3. On-Chain Data: The Crypto-Macro Nexus
Cryptocurrency is the most sensitive barometer of global fiat liquidity.
- Stablecoin Liquidity Flows: The total supply of major stablecoins (USDT, USDC) serves as a proxy for offshore dollar liquidity. Stagnant growth or redemptions here indicate a lack of new fiat entering the risk-curve.
- Perpetual Futures Leverage: Open interest to market cap ratios and funding rates have shown erratic spikes, signaling that leverage is concentrated and vulnerable. A macro liquidity shock translates directly to cascading liquidations on centralized exchanges.
Scenario Analysis: The Path Forward
Institutional capital allocates based on probability, not certainty. Here is how TradingWizard.ai models the impending liquidity shift.
The Bear Case: Disorderly Unwind & VaR Shock (Probability: 65%)
- The Trigger: The BOJ hikes rates aggressively or global growth data misses significantly, sparking a sudden flight to safety.
- The Mechanics: As the funding currency (Yen) rallies violently, institutional portfolios breach their Value-at-Risk (VaR) limits. Prime brokers issue margin calls. Funds are forced to liquidate their most liquid, profitable assets (Big Tech, Bitcoin) to cover their Yen shorts.
- Market Impact: A sudden, double-digit correction in global equities; Bitcoin sweeps range lows. The U.S. Dollar experiences a global funding squeeze as cross-border credit contracts rapidly.
The Bull Case: The "Soft Landing" & Managed Rotation (Probability: 35%)
- The Trigger: Central banks successfully coordinate. The Fed initiates preemptive, shallow rate cuts while the BOJ maintains a glacial, highly telegraphed pace of normalization.
- The Mechanics: The yield differential narrows slowly, allowing hedge funds and CTAs to unwind their carry positions organically without triggering algorithmic stop-runs.
- Market Impact: Capital rotates safely out of mega-cap tech and into small-caps and decentralized assets. Volatility remains contained, and risk assets grind higher on the back of expected future liquidity easing.
Wizard's Verdict
The market is currently transitioning from an abundant liquidity regime to a restrictive, highly sensitive one. The carry trade unwind is not an unpredictable Black Swan; it is a mechanical reaction to shifting yield differentials.
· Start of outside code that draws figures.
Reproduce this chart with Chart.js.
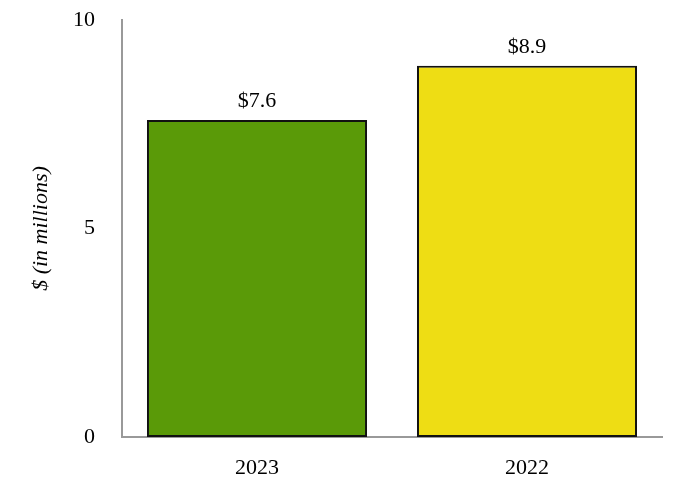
<!DOCTYPE html>
<html lang="en">
<head>
    <meta charset="UTF-8">
    <title>Revenue by year</title>
    <script src="https://cdn.jsdelivr.net/npm/chart.js"></script>
    <style>
        body { margin: 0; background: #fff; }
        #box { width: 682px; height: 500px; }
    </style>
</head>
<body>
    <div id="box"><canvas id="grafico"></canvas></div>

    <script>
        // dados do gráfico
        const anos = ['2023', '2022'];
        const valores = [7.6, 8.9];
        const rotulos = ['$7.6', '$8.9'];
        const ticksY = [0, 5, 10];

        const fonte = "'Liberation Serif', 'Times New Roman', serif";

        // escreve o valor em cima de cada barra
        const rotuloBarras = {
            id: 'rotuloBarras',
            afterDatasetsDraw(chart) {
                const ctx = chart.ctx;
                const meta = chart.getDatasetMeta(0);
                ctx.save();
                ctx.fillStyle = '#000';
                ctx.font = '22px ' + fonte;
                ctx.textAlign = 'center';
                ctx.textBaseline = 'bottom';
                meta.data.forEach((barra, i) => {
                    ctx.fillText(rotulos[i], barra.x, barra.y - 8);
                });
                ctx.restore();
            }
        };

        const config = {
            type: 'bar',
            data: {
                labels: anos,
                datasets: [{
                    data: valores,
                    backgroundColor: ['#5a9a08', '#eedd14'],
                    borderColor: '#111',
                    borderWidth: 2,
                    borderSkipped: false,
                    barPercentage: 0.815,
                    categoryPercentage: 1
                }]
            },
            options: {
                responsive: true,
                maintainAspectRatio: false,
                animation: false,
                layout: { padding: { top: 20, right: 20, left: 0, bottom: 0 } },
                plugins: {
                    legend: { display: false },
                    tooltip: { enabled: false }
                },
                scales: {
                    x: {
                        grid: { display: false, drawTicks: false },
                        border: { display: true, color: '#999', width: 2 },
                        ticks: { color: '#000', font: { family: fonte, size: 22 }, padding: 18 },
                        afterFit(scale) { scale.height = 63; }
                    },
                    y: {
                        min: 0,
                        max: 10,
                        grid: { display: false, drawTicks: false },
                        border: { display: true, color: '#999', width: 2 },
                        afterBuildTicks(scale) {
                            scale.ticks = ticksY.map(v => ({ value: v }));
                        },
                        ticks: { color: '#000', font: { family: fonte, size: 22 }, padding: 27 },
                        title: {
                            display: true,
                            text: '$ (in millions)',
                            color: '#000',
                            font: { family: fonte, size: 22, style: 'italic' },
                            padding: { top: 28, bottom: 0 }
                        },
                        afterFit(scale) {
                            scale.width = 122;
                            scale.paddingTop = 0;
                            scale.paddingBottom = 0;
                        }
                    }
                }
            },
            plugins: [rotuloBarras]
        };

        new Chart(document.getElementById('grafico').getContext('2d'), config);
    </script>
</body>
</html>
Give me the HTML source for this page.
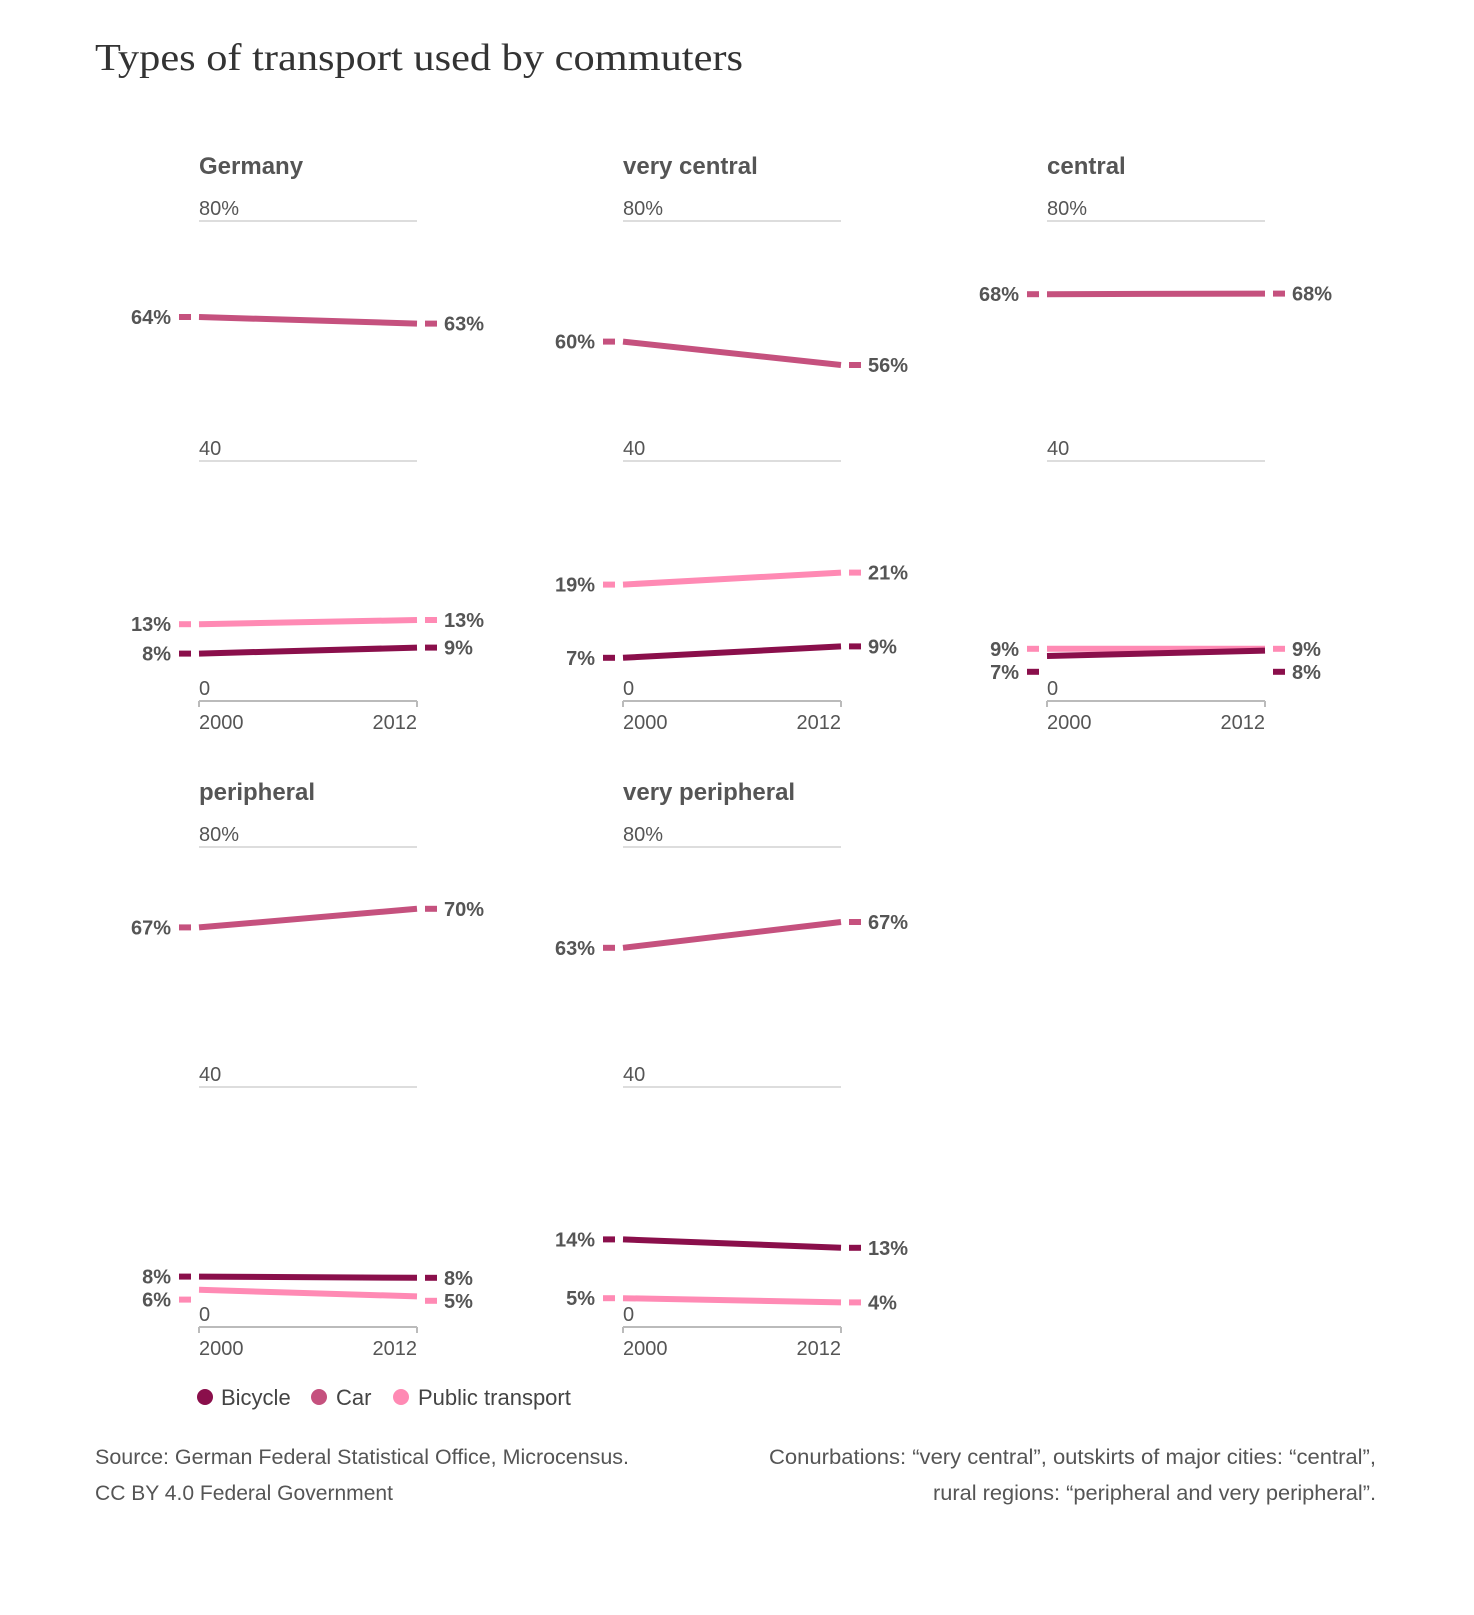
<!DOCTYPE html>
<html><head><meta charset="utf-8"><style>
html,body{margin:0;padding:0;background:#fff;}
svg{display:block;font-family:"Liberation Sans",sans-serif;}
</style></head><body>
<svg id="chart" width="1474" height="1615" viewBox="0 0 1474 1615" xmlns="http://www.w3.org/2000/svg">
<text x="95" y="70" style="font-family:'Liberation Serif',serif" font-size="38" fill="#333" textLength="648" lengthAdjust="spacingAndGlyphs">Types of transport used by commuters</text>
<g id="panels"></g>
<g>
<circle cx="205" cy="1397" r="8" fill="#8a0f4b"/>
<text x="221" y="1405" font-size="22" fill="#444">Bicycle</text>
<circle cx="319" cy="1397" r="8" fill="#c5517e"/>
<text x="336" y="1405" font-size="22" fill="#444">Car</text>
<circle cx="401" cy="1397" r="8" fill="#ff8ab4"/>
<text x="418" y="1405" font-size="22" fill="#444">Public transport</text>
</g>
<text x="95" y="1464" font-size="21" fill="#555" textLength="534" lengthAdjust="spacingAndGlyphs">Source: German Federal Statistical Office, Microcensus.</text>
<text x="95" y="1500" font-size="21" fill="#555" textLength="298" lengthAdjust="spacingAndGlyphs">CC BY 4.0 Federal Government</text>
<text x="1376" y="1464" font-size="21" fill="#555" text-anchor="end" textLength="607" lengthAdjust="spacingAndGlyphs">Conurbations: “very central”, outskirts of major cities: “central”,</text>
<text x="1376" y="1500" font-size="21" fill="#555" text-anchor="end" textLength="443" lengthAdjust="spacingAndGlyphs">rural regions: “peripheral and very peripheral”.</text>
</svg>
<script>
const regions = ["Germany","very central","central","peripheral","very peripheral"];
const years = ["2000","2012"];
const yTicks = [80,40,0];
const carStart = [64.0,59.9,67.8,66.6,63.2];
const carEnd = [62.9,56.0,67.9,69.7,67.5];
const publicStart = [12.8,19.4,8.7,6.2,4.8];
const publicEnd = [13.5,21.4,8.7,5.1,4.1];
const bicycleStart = [7.9,7.2,7.5,8.4,14.6];
const bicycleEnd = [8.9,9.1,8.4,8.2,13.2];
const carStartLbl = ["64%","60%","68%","67%","63%"];
const carEndLbl = ["63%","56%","68%","70%","67%"];
const publicStartLbl = ["13%","19%","9%","6%","5%"];
const publicEndLbl = ["13%","21%","9%","5%","4%"];
const bicycleStartLbl = ["8%","7%","7%","8%","14%"];
const bicycleEndLbl = ["9%","9%","8%","8%","13%"];

const NS="http://www.w3.org/2000/svg";
const root=document.getElementById('panels');
function mk(tag,attrs,parent){const e=document.createElementNS(NS,tag);for(const k in attrs)e.setAttribute(k,attrs[k]);parent.appendChild(e);return e;}
const colors={bicycle:"#8a0f4b",car:"#c5517e",public:"#ff8ab4"};
const PW=218;
regions.forEach((name,i)=>{
  const col=i%3,row=Math.floor(i/3);
  const x0=199+col*424, x1=x0+PW;
  const yBase=701+row*626, yTop=221+row*626;
  const yScale=v=>yBase-(v/80)*(yBase-yTop);
  const g=mk('g',{},root);
  
  
  const t=mk('text',{x:x0,y:yTop-47,'font-size':24,'font-weight':'bold',fill:'#555'},g);
  t.textContent=name;
  
  
  yTicks.forEach(v=>{
    const y=yScale(v);
    const l=mk('line',{x1:x0,x2:x1,y1:y,y2:y,stroke:v===0?'#bbb':'#ddd','stroke-width':2},g);
    
    
    const tl=mk('text',{x:x0,y:y-6,'font-size':20,fill:'#555'},g);
    tl.textContent=v===80?'80%':String(v);
    
    
  });
  [x0,x1].forEach(x=>{
    const tk=mk('line',{x1:x,x2:x,y1:yBase,y2:yBase+6,stroke:'#bbb','stroke-width':2},g);
    
    
  });
  const ya=mk('text',{x:x0,y:yBase+28,'font-size':20,fill:'#555'},g);ya.textContent=years[0];
  
  
  const yb=mk('text',{x:x1,y:yBase+28,'font-size':20,fill:'#555','text-anchor':'end'},g);yb.textContent=years[1];
  
  
  const series=[
    {k:'car',s:carStart[i],e:carEnd[i],ls:carStartLbl[i],le:carEndLbl[i]},
    {k:'public',s:publicStart[i],e:publicEnd[i],ls:publicStartLbl[i],le:publicEndLbl[i]},
    {k:'bicycle',s:bicycleStart[i],e:bicycleEnd[i],ls:bicycleStartLbl[i],le:bicycleEndLbl[i]}];
  function place(key){
    const arr=series.map(s=>({s,y:yScale(s[key])})).sort((a,b)=>a.y-b.y);
    for(let j=1;j<arr.length;j++){if(arr[j].y-arr[j-1].y<23)arr[j].y=arr[j-1].y+23;}
    arr.forEach(a=>a.s[key+'Y']=a.y);
  }
  place('s');place('e');
  series.forEach(s=>{
    const c=colors[s.k];
    const ln=mk('line',{x1:x0,x2:x1,y1:yScale(s.s),y2:yScale(s.e),stroke:c,'stroke-width':6},g);
    
    
    const d1=mk('line',{x1:x0-20,x2:x0-8,y1:s.sY,y2:s.sY,stroke:c,'stroke-width':6},g);
    
    
    const d2=mk('line',{x1:x1+8,x2:x1+20,y1:s.eY,y2:s.eY,stroke:c,'stroke-width':6},g);
    
    
    const l1=mk('text',{x:x0-28,y:s.sY+7,'font-size':20,'font-weight':'bold',fill:'#555','text-anchor':'end'},g);
    l1.textContent=s.ls;
    
    
    const l2=mk('text',{x:x1+27,y:s.eY+7,'font-size':20,'font-weight':'bold',fill:'#555'},g);
    l2.textContent=s.le;
    
    
  });
});
</script>
</body></html>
For the astute trader, this is not a time for blind directional bias or over-leveraging. It is a time for rigorous risk management. Watch the USD/JPY exchange rate as your primary macro tripwire, monitor the MOVE index for bond market stress, and keep dry powder available. When institutional deleveraging occurs, the resulting forced liquidations will create generational entry points for those who understand the plumbing.
Stay sharp, size down, and respect the macro tides.